The final T-Shirt was cut at Fruit of the Loom's Ballymacarry plant in Buncrana, Co Donegal, yesterday as the remaining 40 production workers clocked out for the last time shortly after 11am.
Workers on the cutting-room floor listened to words of gratitude from production manager Martin McLaughlin, before exiting to the car park and the waiting media.
Owen Bradley, from Cockhill, Lawrence Hegarty, from Inch, and Shane Galvin, from Buncrana - all with between 14 and 18 years' experience at the factory - were among the first group to leave.

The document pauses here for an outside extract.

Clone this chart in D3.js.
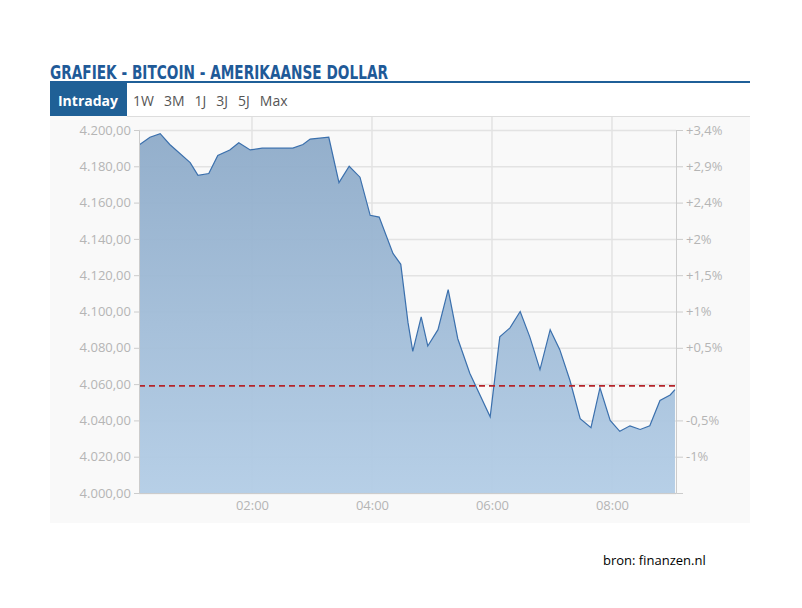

They said that they were happy enough with their redundancy packages, adding that they were going to take a couple of weeks off before making any decisions on future employment.
Another worker, Michael McLaughlin, said: "The feeling around here's not good; that there's nothing being done - we're being shown the door and that's it."

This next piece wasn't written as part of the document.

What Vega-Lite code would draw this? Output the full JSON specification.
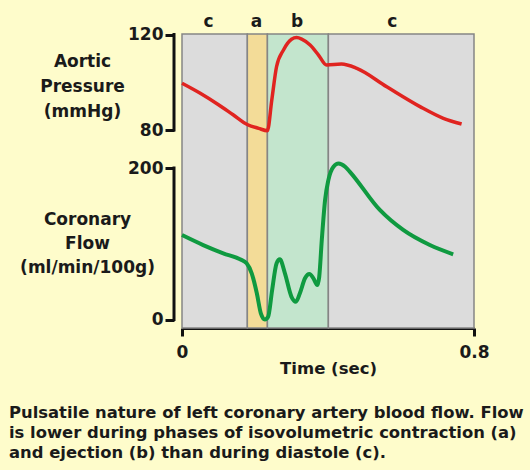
{
  "$schema": "https://vega.github.io/schema/vega-lite/v6.json",
  "width": 292,
  "height": 294,
  "autosize": {"type": "none"},
  "padding": {"left": 182, "top": 34, "right": 56, "bottom": 142},
  "background": "#fefccb",
  "config": {"view": {"stroke": null}, "font": "DejaVu Sans"},
  "title": {
    "text": ["Pulsatile nature of left coronary artery blood flow.  Flow", "is lower during phases of isovolumetric contraction (a)", "and ejection (b) than during diastole (c)."],
    "orient": "bottom",
    "anchor": "start",
    "frame": "group",
    "dx": -173,
    "offset": 28,
    "fontSize": 16.4,
    "fontWeight": "bold",
    "font": "DejaVu Sans",
    "lineHeight": 20,
    "color": "#1a1a1a"
  },
  "datasets": {
    "bands": [
      {"phase": "c1", "start": 0, "end": 0.179},
      {"phase": "a", "start": 0.179, "end": 0.234},
      {"phase": "b", "start": 0.234, "end": 0.401},
      {"phase": "c2", "start": 0.401, "end": 0.8}
    ],
    "pressure": [
      {"t": 0, "v": 99.6},
      {"t": 0.05, "v": 95.4},
      {"t": 0.1, "v": 90.6},
      {"t": 0.14, "v": 86.4},
      {"t": 0.18, "v": 82.2},
      {"t": 0.21, "v": 80.7},
      {"t": 0.234, "v": 79.7},
      {"t": 0.246, "v": 92.6},
      {"t": 0.259, "v": 106.5},
      {"t": 0.278, "v": 113.5},
      {"t": 0.3, "v": 118},
      {"t": 0.314, "v": 118.7},
      {"t": 0.328, "v": 118.1},
      {"t": 0.351, "v": 115.6},
      {"t": 0.374, "v": 111.4},
      {"t": 0.396, "v": 107.2},
      {"t": 0.437, "v": 107.6},
      {"t": 0.479, "v": 105.8},
      {"t": 0.561, "v": 98.1},
      {"t": 0.652, "v": 89.8},
      {"t": 0.716, "v": 84.9},
      {"t": 0.766, "v": 82.5}
    ],
    "flow": [
      {"t": 0, "v": 111.5},
      {"t": 0.058, "v": 98.3},
      {"t": 0.113, "v": 87.4},
      {"t": 0.159, "v": 79.5},
      {"t": 0.177, "v": 74.2},
      {"t": 0.191, "v": 61},
      {"t": 0.205, "v": 34.6},
      {"t": 0.216, "v": 8.2},
      {"t": 0.227, "v": 0},
      {"t": 0.236, "v": 3.7},
      {"t": 0.247, "v": 39},
      {"t": 0.259, "v": 74},
      {"t": 0.268, "v": 79.5},
      {"t": 0.282, "v": 61},
      {"t": 0.3, "v": 30},
      {"t": 0.312, "v": 23.5},
      {"t": 0.323, "v": 34.6},
      {"t": 0.337, "v": 54.4},
      {"t": 0.349, "v": 60},
      {"t": 0.36, "v": 54.4},
      {"t": 0.371, "v": 45.5},
      {"t": 0.376, "v": 56.5},
      {"t": 0.383, "v": 105},
      {"t": 0.392, "v": 157.8},
      {"t": 0.401, "v": 184},
      {"t": 0.415, "v": 201.7},
      {"t": 0.429, "v": 206},
      {"t": 0.447, "v": 201.7},
      {"t": 0.46, "v": 195},
      {"t": 0.542, "v": 144.6},
      {"t": 0.606, "v": 118.2},
      {"t": 0.679, "v": 98.3},
      {"t": 0.743, "v": 86.1}
    ],
    "pressureRange": [{"t": -0.0219, "lo": 80, "hi": 120}],
    "flowRange": [{"t": -0.0219, "lo": 0, "hi": 200}]
  },
  "layer": [
    {
      "data": {"name": "bands"},
      "mark": {"type": "rect", "stroke": "#858585", "strokeWidth": 1.5},
      "encoding": {
        "x": {
          "field": "start", "type": "quantitative",
          "scale": {"domain": [0, 0.8], "nice": false, "zero": false},
          "axis": {
            "orient": "top", "values": [0.071, 0.203, 0.314, 0.575],
            "labelExpr": "datum.value < 0.1 ? 'c' : datum.value < 0.25 ? 'a' : datum.value < 0.4 ? 'b' : 'c'",
            "domain": false, "ticks": false, "grid": false, "title": null,
            "labelFontSize": 17, "labelFontWeight": "bold", "labelColor": "#1a1a1a",
            "labelPadding": 4, "labelFlush": false, "labelFont": "DejaVu Sans"
          }
        },
        "x2": {"field": "end"},
        "color": {
          "field": "phase", "type": "nominal", "legend": null,
          "scale": {"domain": ["c1", "a", "b", "c2"], "range": ["#dcdcdc", "#f3dc98", "#c3e5cd", "#dcdcdc"]}
        }
      }
    },
    {
      "layer": [
        {
          "data": {"name": "pressure"},
          "mark": {"type": "line", "interpolate": "monotone", "color": "#e02420", "strokeWidth": 3.5},
          "encoding": {
            "x": {
              "field": "t", "type": "quantitative",
              "scale": {"domain": [0, 0.8], "nice": false, "zero": false},
              "axis": {
                "orient": "bottom", "values": [0, 0.8], "format": "~g",
                "domainColor": "#111", "domainWidth": 3, "tickColor": "#111", "tickWidth": 3, "tickSize": 8,
                "grid": false, "labelFlush": false,
                "labelFontSize": 17, "labelFontWeight": "bold", "labelColor": "#1a1a1a", "labelPadding": 8,
                "title": "Time (sec)", "titleFontSize": 16.5, "titleFontWeight": "bold", "titleColor": "#1a1a1a",
                "titlePadding": 0, "titleFont": "DejaVu Sans", "labelFont": "DejaVu Sans"
              }
            },
            "y": {
              "field": "v", "type": "quantitative",
              "scale": {"domain": [-2.93, 120.21], "nice": false, "zero": false},
              "axis": {
                "orient": "left", "values": [80, 120], "format": "d",
                "domain": false, "grid": false, "offset": 8,
                "tickColor": "#111", "tickWidth": 3, "tickSize": 9,
                "labelFontSize": 17, "labelFontWeight": "bold", "labelColor": "#1a1a1a", "labelPadding": 2,
                "labelFont": "DejaVu Sans",
                "title": ["Aortic", "Pressure", "(mmHg)"], "titleAngle": 0, "titleAlign": "center",
                "titleBaseline": "top", "titleX": -92, "titleY": 19, "titleLineHeight": 25,
                "titleFontSize": 17, "titleFontWeight": "bold", "titleColor": "#1a1a1a", "titleFont": "DejaVu Sans"
              }
            }
          }
        },
        {
          "data": {"name": "pressureRange"},
          "mark": {"type": "rule", "color": "#111", "strokeWidth": 3, "strokeCap": "square"},
          "encoding": {
            "x": {"field": "t", "type": "quantitative"},
            "y": {"field": "lo", "type": "quantitative"},
            "y2": {"field": "hi"}
          }
        }
      ]
    },
    {
      "layer": [
        {
          "data": {"name": "flow"},
          "mark": {"type": "line", "interpolate": "monotone", "color": "#0f9a40", "strokeWidth": 4},
          "encoding": {
            "x": {"field": "t", "type": "quantitative", "axis": null},
            "y": {
              "field": "v", "type": "quantitative",
              "scale": {"domain": [-11.2, 376.9], "nice": false, "zero": false},
              "axis": {
                "orient": "left", "values": [0, 200], "format": "d",
                "domain": false, "grid": false, "offset": 8,
                "tickColor": "#111", "tickWidth": 3, "tickSize": 9,
                "labelFontSize": 17, "labelFontWeight": "bold", "labelColor": "#1a1a1a", "labelPadding": 2,
                "labelFont": "DejaVu Sans",
                "title": ["Coronary", "Flow", "(ml/min/100g)"], "titleAngle": 0, "titleAlign": "center",
                "titleBaseline": "top", "titleX": -87, "titleY": 177, "titleLineHeight": 24,
                "titleFontSize": 17, "titleFontWeight": "bold", "titleColor": "#1a1a1a", "titleFont": "DejaVu Sans"
              }
            }
          }
        },
        {
          "data": {"name": "flowRange"},
          "mark": {"type": "rule", "color": "#111", "strokeWidth": 3, "strokeCap": "square"},
          "encoding": {
            "x": {"field": "t", "type": "quantitative", "axis": null},
            "y": {"field": "lo", "type": "quantitative"},
            "y2": {"field": "hi"}
          }
        }
      ]
    }
  ],
  "resolve": {"scale": {"y": "independent"}, "axis": {"x": "independent"}}
}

Christine Burke, a waste department worker, said although she had good times and bad times, she was sad to be leaving.
Ms Burke, from Westbrook, has worked at Fruit of the Loom for the last 27 years.

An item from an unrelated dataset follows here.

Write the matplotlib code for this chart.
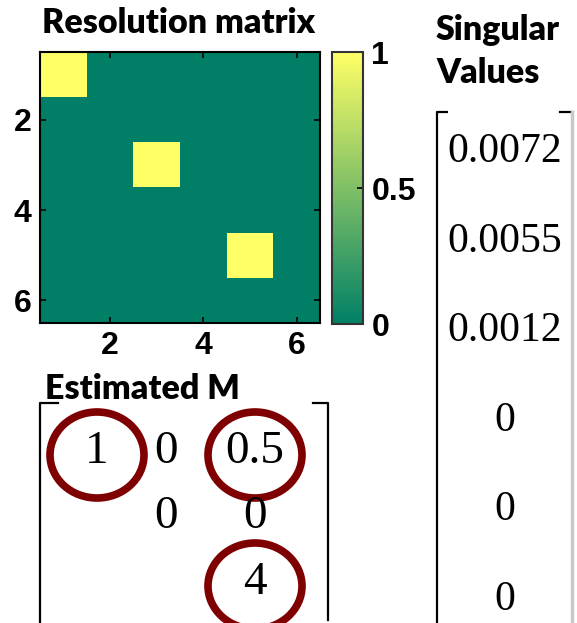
import numpy as np
import matplotlib.pyplot as plt
from matplotlib.patches import Ellipse
from matplotlib.font_manager import FontProperties

# resolution matrix diagonal (only parameters 1, 3, 5 are resolved)
res_diag = [1, 0, 1, 0, 1, 0]
tick_vals = [2, 4, 6]
cbar_ticks = [0, 0.5, 1]
cbar_labels = ['0', '0.5', '1']

singular_values = ['0.0072', '0.0055', '0.0012', '0', '0', '0']

# estimated model entries: (row, col, text)
est_rows = [0, 0, 0, 1, 1, 2]
est_cols = [0, 1, 2, 1, 2, 2]
est_text = ['1', '0', '0.5', '0', '0', '4']
circled = [(0, 0), (0, 2), (2, 2)]

W, H = 577, 623
fig = plt.figure(figsize=(W / 100, H / 100), dpi=100)


def box(x0, y0, x1, y1):
    # pixel box (top-left origin) -> figure fraction rect
    return [x0 / W, 1 - y1 / H, (x1 - x0) / W, (y1 - y0) / H]


title_font = dict(family='Lato', weight='heavy', size=24.5)
tick_fp = FontProperties(family='Liberation Sans', weight='bold', size=23)

# ---- resolution matrix ----
ax = fig.add_axes(box(40, 52, 320, 323))
R = np.diag(res_diag).astype(float)
im = ax.imshow(R, cmap='summer', vmin=0, vmax=1, aspect='auto',
               extent=(0.5, 6.5, 6.5, 0.5), interpolation='nearest')
ax.set_xticks(tick_vals)
ax.set_yticks(tick_vals)
ax.set_xticklabels([str(t) for t in tick_vals])
ax.set_yticklabels([str(t) for t in tick_vals])
ax.tick_params(direction='in', length=4, width=1.2, top=True, right=True, pad=6)
for lbl in ax.get_xticklabels() + ax.get_yticklabels():
    lbl.set_fontproperties(tick_fp)
for s in ax.spines.values():
    s.set_linewidth(1.5)

cax = fig.add_axes(box(332, 52, 363, 324))
cb = fig.colorbar(im, cax=cax, ticks=cbar_ticks)
cb.ax.set_yticklabels(cbar_labels)
cb.ax.tick_params(direction='in', length=4, width=1.2, pad=6)
for lbl in cb.ax.get_yticklabels():
    lbl.set_fontproperties(tick_fp)
cb.outline.set_linewidth(1.5)
cb.outline.set_edgecolor('#333333')

# ---- overlay for text, brackets and circles ----
ov = fig.add_axes([0, 0, 1, 1])
ov.set_xlim(0, W)
ov.set_ylim(H, 0)
ov.axis('off')
ov.patch.set_alpha(0)

fig.text(42 / W, 1 - 23 / H, 'Resolution matrix', va='center', ha='left', **title_font)

# singular values column
fig.text(436 / W, 1 - 30 / H, 'Singular', va='center', ha='left', **title_font)
fig.text(436 / W, 1 - 73 / H, 'Values', va='center', ha='left', **title_font)
ov.plot([448, 437, 437], [112, 112, H], color='black', lw=1.6, solid_capstyle='butt')
ov.plot([560, 572], [112, 112], color='black', lw=1.6)
ov.plot([572, 572], [112, H], color='#c8c8c8', lw=2.5)
for i, sv in enumerate(singular_values):
    ov.text(505, 152 + i * 89.5, sv, ha='center', va='center',
            family='Liberation Serif', size=30)

# estimated model matrix
fig.text(45 / W, 1 - 389 / H, 'Estimated M', va='center', ha='left', **title_font)
ov.plot([58, 40, 40], [403, 403, H], color='black', lw=1.6)
ov.plot([313, 328, 328], [403, 403, 620], color='black', lw=1.6)
col_x = [97, 166, 255]
row_y = [452, 517, 583]
for r, c, t in zip(est_rows, est_cols, est_text):
    ov.text(col_x[c], row_y[r], t, ha='center', va='center',
            family='Liberation Serif', size=34)
for r, c in circled:
    ov.add_patch(Ellipse((col_x[c], row_y[r] + 3), 94, 86, fill=False,
                         edgecolor='#7f0000', lw=5.5))

fig.savefig('out.png', dpi=100)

She has no new job lined up but has completed a Fás course and will be doing another in computers in September.
The mayor of Buncrana, Pádraig MacLochlainn, said: "This is the arrival of the inevitable; it's been well flagged over a long period of time.
"The economic reasons are not argued; what is argued in Buncrana, Inishowen and the wider Donegal area is that the strategy from central government to create jobs and regenerate this whole region has been badly lacking."
Fruit of the Loom employed over 3,000 people in Buncrana at its height. In 2004 it announced that manufacturing would be relocating to Morocco.